§ **Task to complete**
Go through the listing and set it down exactly, leaving out its pictures.

§ **Data excerpts**
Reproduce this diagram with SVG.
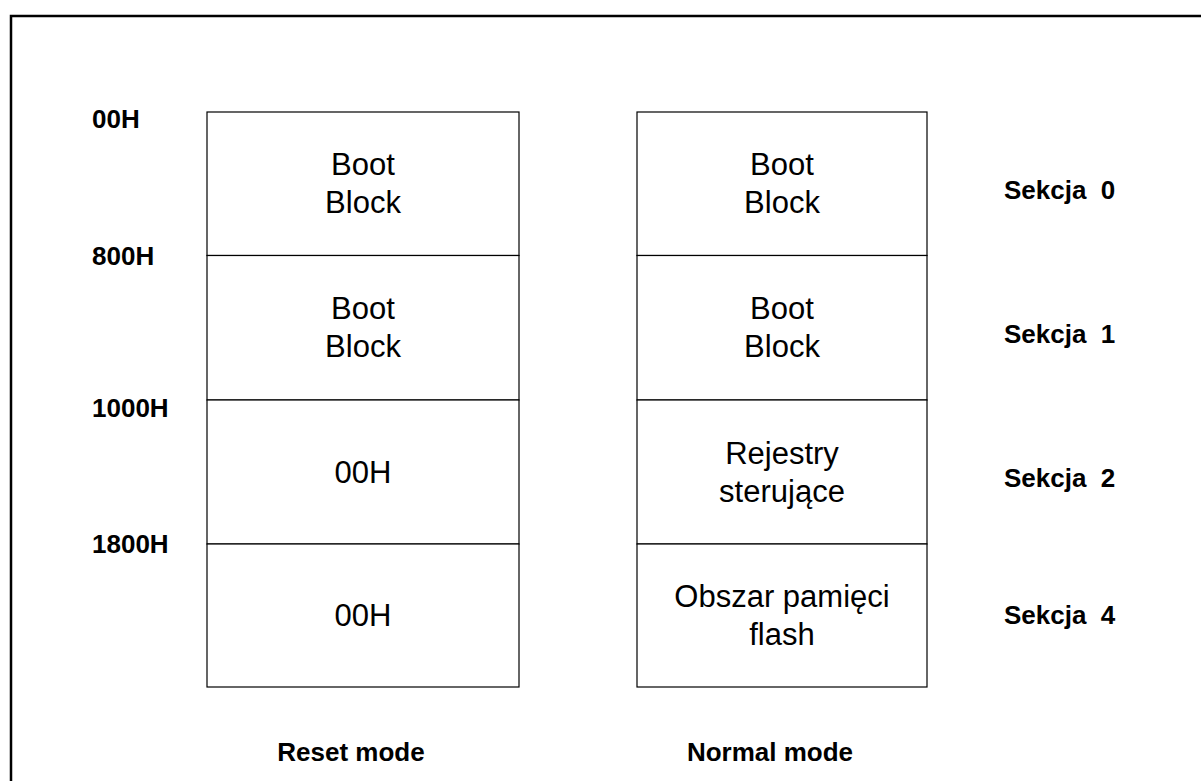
<svg xmlns="http://www.w3.org/2000/svg" width="1201" height="781" viewBox="0 0 1201 781">
<style>
.box{fill:#fff;stroke:#000;stroke-width:1.2}
.t{font-family:"Liberation Sans",Arial,sans-serif;font-size:31px;fill:#000;text-anchor:middle}
.b{font-family:"Liberation Sans",Arial,sans-serif;font-size:26px;font-weight:bold;fill:#000}
.c{text-anchor:middle}
</style>
<rect x="0" y="0" width="1201" height="781" fill="#fff"/>
<rect x="11" y="16" width="1200" height="800" fill="none" stroke="#000" stroke-width="2.5"/>
<g id="addresses">
<text class="b" x="92" y="128">00H</text>
<text class="b" x="92" y="265">800H</text>
<text class="b" x="92" y="417">1000H</text>
<text class="b" x="92" y="553">1800H</text>
</g>
<g id="reset-mode">
<g id="r0"><rect class="box" x="207" y="112" width="312" height="143.5"/><text class="t" x="363" y="175">Boot</text><text class="t" x="363" y="213">Block</text></g>
<g id="r1"><rect class="box" x="207" y="255.5" width="312" height="144.5"/><text class="t" x="363" y="319">Boot</text><text class="t" x="363" y="357">Block</text></g>
<g id="r2"><rect class="box" x="207" y="400" width="312" height="144"/><text class="t" x="363" y="483">00H</text></g>
<g id="r3"><rect class="box" x="207" y="544" width="312" height="143"/><text class="t" x="363" y="626">00H</text></g>
<text class="b c" x="351" y="761">Reset mode</text>
</g>
<g id="normal-mode">
<g id="n0"><rect class="box" x="637" y="112" width="290" height="143.5"/><text class="t" x="782" y="175">Boot</text><text class="t" x="782" y="213">Block</text></g>
<g id="n1"><rect class="box" x="637" y="255.5" width="290" height="144.5"/><text class="t" x="782" y="319">Boot</text><text class="t" x="782" y="357">Block</text></g>
<g id="n2"><rect class="box" x="637" y="400" width="290" height="144"/><text class="t" x="782" y="464">Rejestry</text><text class="t" x="782" y="502">sterujące</text></g>
<g id="n3"><rect class="box" x="637" y="544" width="290" height="143"/><text class="t" x="782" y="607">Obszar pamięci</text><text class="t" x="782" y="645">flash</text></g>
<text class="b c" x="770" y="761">Normal mode</text>
</g>
<g id="sections">
<text class="b" x="1004" y="199" xml:space="preserve">Sekcja  0</text>
<text class="b" x="1004" y="343" xml:space="preserve">Sekcja  1</text>
<text class="b" x="1004" y="487" xml:space="preserve">Sekcja  2</text>
<text class="b" x="1004" y="624" xml:space="preserve">Sekcja  4</text>
</g>
<g id="connectors"/>
</svg>
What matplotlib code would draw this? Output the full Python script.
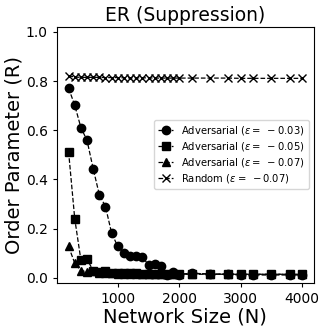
import matplotlib
matplotlib.use("Agg")
import matplotlib.pyplot as plt

# ── Data ───────────────────────────────────────────────────────────────────────
N = list(range(200, 2001, 100)) + [2200, 2500, 2800, 3000, 3200, 3500, 3800, 4000]

adv_003 = [0.771, 0.702, 0.611, 0.559, 0.444, 0.338, 0.290, 0.182, 0.128, 0.103,
           0.090, 0.090, 0.085, 0.053, 0.057, 0.049, 0.012, 0.025, 0.012,
           0.020, 0.015, 0.015, 0.012, 0.012, 0.012, 0.012, 0.012]
adv_005 = [0.513, 0.241, 0.073, 0.076, 0.030, 0.025, 0.030, 0.022, 0.020, 0.020,
           0.020, 0.020, 0.018, 0.018, 0.018, 0.018, 0.016, 0.016, 0.016,
           0.018, 0.016, 0.016, 0.015, 0.015, 0.015, 0.015, 0.015]
adv_007 = [0.128, 0.060, 0.030, 0.025, 0.028, 0.022, 0.020, 0.020, 0.018, 0.018,
           0.016, 0.016, 0.016, 0.015, 0.015, 0.015, 0.015, 0.015, 0.015,
           0.015, 0.015, 0.015, 0.015, 0.015, 0.015, 0.015, 0.015]
random_007 = [0.822, 0.816, 0.815, 0.815, 0.815, 0.815, 0.814, 0.814, 0.814, 0.813,
              0.813, 0.813, 0.813, 0.813, 0.812, 0.812, 0.812, 0.812, 0.812,
              0.812, 0.812, 0.812, 0.811, 0.811, 0.811, 0.811, 0.811]

SERIES = [
    (adv_003, "o", r"Adversarial ($\epsilon = \;-0.03$)"),
    (adv_005, "s", r"Adversarial ($\epsilon = \;-0.05$)"),
    (adv_007, "^", r"Adversarial ($\epsilon = \;-0.07$)"),
    (random_007, "x", r"Random ($\epsilon = \;-0.07$)"),
]

# ── Plot ───────────────────────────────────────────────────────────────────────
fig = plt.figure(figsize=(3.27, 3.32), dpi=100)
ax = fig.add_axes([0.174, 0.148, 0.786, 0.771])

for vals, mk, label in SERIES:
    ax.plot(N, vals, linestyle="--", color="black", linewidth=0.9,
            marker=mk, markersize=6, markeredgewidth=1.0, label=label)

ax.set_ylim(-0.02, 1.02)
ax.set_yticks([0.0, 0.2, 0.4, 0.6, 0.8, 1.0])
ax.set_xticks([1000, 2000, 3000, 4000])
ax.tick_params(labelsize=10, length=3)

ax.set_title("ER (Suppression)", fontsize=13.5, pad=4)
ax.set_xlabel("Network Size (N)", fontsize=14, labelpad=1)
ax.set_ylabel("Order Parameter (R)", fontsize=14, labelpad=2)

ax.legend(loc="center right", fontsize=7.2, handlelength=1.5,
          handletextpad=0.8, borderpad=0.4, labelspacing=0.3)

fig.savefig("out.png", dpi=100)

§ **Written reply**
Reproduce this diagram with SVG.
<svg xmlns="http://www.w3.org/2000/svg" width="1201" height="781" viewBox="0 0 1201 781">
<style>
.box{fill:#fff;stroke:#000;stroke-width:1.2}
.t{font-family:"Liberation Sans",Arial,sans-serif;font-size:31px;fill:#000;text-anchor:middle}
.b{font-family:"Liberation Sans",Arial,sans-serif;font-size:26px;font-weight:bold;fill:#000}
.c{text-anchor:middle}
</style>
<rect x="0" y="0" width="1201" height="781" fill="#fff"/>
<rect x="11" y="16" width="1200" height="800" fill="none" stroke="#000" stroke-width="2.5"/>
<g id="addresses">
<text class="b" x="92" y="128">00H</text>
<text class="b" x="92" y="265">800H</text>
<text class="b" x="92" y="417">1000H</text>
<text class="b" x="92" y="553">1800H</text>
</g>
<g id="reset-mode">
<g id="r0"><rect class="box" x="207" y="112" width="312" height="143.5"/><text class="t" x="363" y="175">Boot</text><text class="t" x="363" y="213">Block</text></g>
<g id="r1"><rect class="box" x="207" y="255.5" width="312" height="144.5"/><text class="t" x="363" y="319">Boot</text><text class="t" x="363" y="357">Block</text></g>
<g id="r2"><rect class="box" x="207" y="400" width="312" height="144"/><text class="t" x="363" y="483">00H</text></g>
<g id="r3"><rect class="box" x="207" y="544" width="312" height="143"/><text class="t" x="363" y="626">00H</text></g>
<text class="b c" x="351" y="761">Reset mode</text>
</g>
<g id="normal-mode">
<g id="n0"><rect class="box" x="637" y="112" width="290" height="143.5"/><text class="t" x="782" y="175">Boot</text><text class="t" x="782" y="213">Block</text></g>
<g id="n1"><rect class="box" x="637" y="255.5" width="290" height="144.5"/><text class="t" x="782" y="319">Boot</text><text class="t" x="782" y="357">Block</text></g>
<g id="n2"><rect class="box" x="637" y="400" width="290" height="144"/><text class="t" x="782" y="464">Rejestry</text><text class="t" x="782" y="502">sterujące</text></g>
<g id="n3"><rect class="box" x="637" y="544" width="290" height="143"/><text class="t" x="782" y="607">Obszar pamięci</text><text class="t" x="782" y="645">flash</text></g>
<text class="b c" x="770" y="761">Normal mode</text>
</g>
<g id="sections">
<text class="b" x="1004" y="199" xml:space="preserve">Sekcja  0</text>
<text class="b" x="1004" y="343" xml:space="preserve">Sekcja  1</text>
<text class="b" x="1004" y="487" xml:space="preserve">Sekcja  2</text>
<text class="b" x="1004" y="624" xml:space="preserve">Sekcja  4</text>
</g>
<g id="connectors"/>
</svg>
What matplotlib code would draw this? Output the full Python script.
import matplotlib
matplotlib.use("Agg")
import matplotlib.pyplot as plt

# ── Data ───────────────────────────────────────────────────────────────────────
N = list(range(200, 2001, 100)) + [2200, 2500, 2800, 3000, 3200, 3500, 3800, 4000]

adv_003 = [0.771, 0.702, 0.611, 0.559, 0.444, 0.338, 0.290, 0.182, 0.128, 0.103,
           0.090, 0.090, 0.085, 0.053, 0.057, 0.049, 0.012, 0.025, 0.012,
           0.020, 0.015, 0.015, 0.012, 0.012, 0.012, 0.012, 0.012]
adv_005 = [0.513, 0.241, 0.073, 0.076, 0.030, 0.025, 0.030, 0.022, 0.020, 0.020,
           0.020, 0.020, 0.018, 0.018, 0.018, 0.018, 0.016, 0.016, 0.016,
           0.018, 0.016, 0.016, 0.015, 0.015, 0.015, 0.015, 0.015]
adv_007 = [0.128, 0.060, 0.030, 0.025, 0.028, 0.022, 0.020, 0.020, 0.018, 0.018,
           0.016, 0.016, 0.016, 0.015, 0.015, 0.015, 0.015, 0.015, 0.015,
           0.015, 0.015, 0.015, 0.015, 0.015, 0.015, 0.015, 0.015]
random_007 = [0.822, 0.816, 0.815, 0.815, 0.815, 0.815, 0.814, 0.814, 0.814, 0.813,
              0.813, 0.813, 0.813, 0.813, 0.812, 0.812, 0.812, 0.812, 0.812,
              0.812, 0.812, 0.812, 0.811, 0.811, 0.811, 0.811, 0.811]

SERIES = [
    (adv_003, "o", r"Adversarial ($\epsilon = \;-0.03$)"),
    (adv_005, "s", r"Adversarial ($\epsilon = \;-0.05$)"),
    (adv_007, "^", r"Adversarial ($\epsilon = \;-0.07$)"),
    (random_007, "x", r"Random ($\epsilon = \;-0.07$)"),
]

# ── Plot ───────────────────────────────────────────────────────────────────────
fig = plt.figure(figsize=(3.27, 3.32), dpi=100)
ax = fig.add_axes([0.174, 0.148, 0.786, 0.771])

for vals, mk, label in SERIES:
    ax.plot(N, vals, linestyle="--", color="black", linewidth=0.9,
            marker=mk, markersize=6, markeredgewidth=1.0, label=label)

ax.set_ylim(-0.02, 1.02)
ax.set_yticks([0.0, 0.2, 0.4, 0.6, 0.8, 1.0])
ax.set_xticks([1000, 2000, 3000, 4000])
ax.tick_params(labelsize=10, length=3)

ax.set_title("ER (Suppression)", fontsize=13.5, pad=4)
ax.set_xlabel("Network Size (N)", fontsize=14, labelpad=1)
ax.set_ylabel("Order Parameter (R)", fontsize=14, labelpad=2)

ax.legend(loc="center right", fontsize=7.2, handlelength=1.5,
          handletextpad=0.8, borderpad=0.4, labelspacing=0.3)

fig.savefig("out.png", dpi=100)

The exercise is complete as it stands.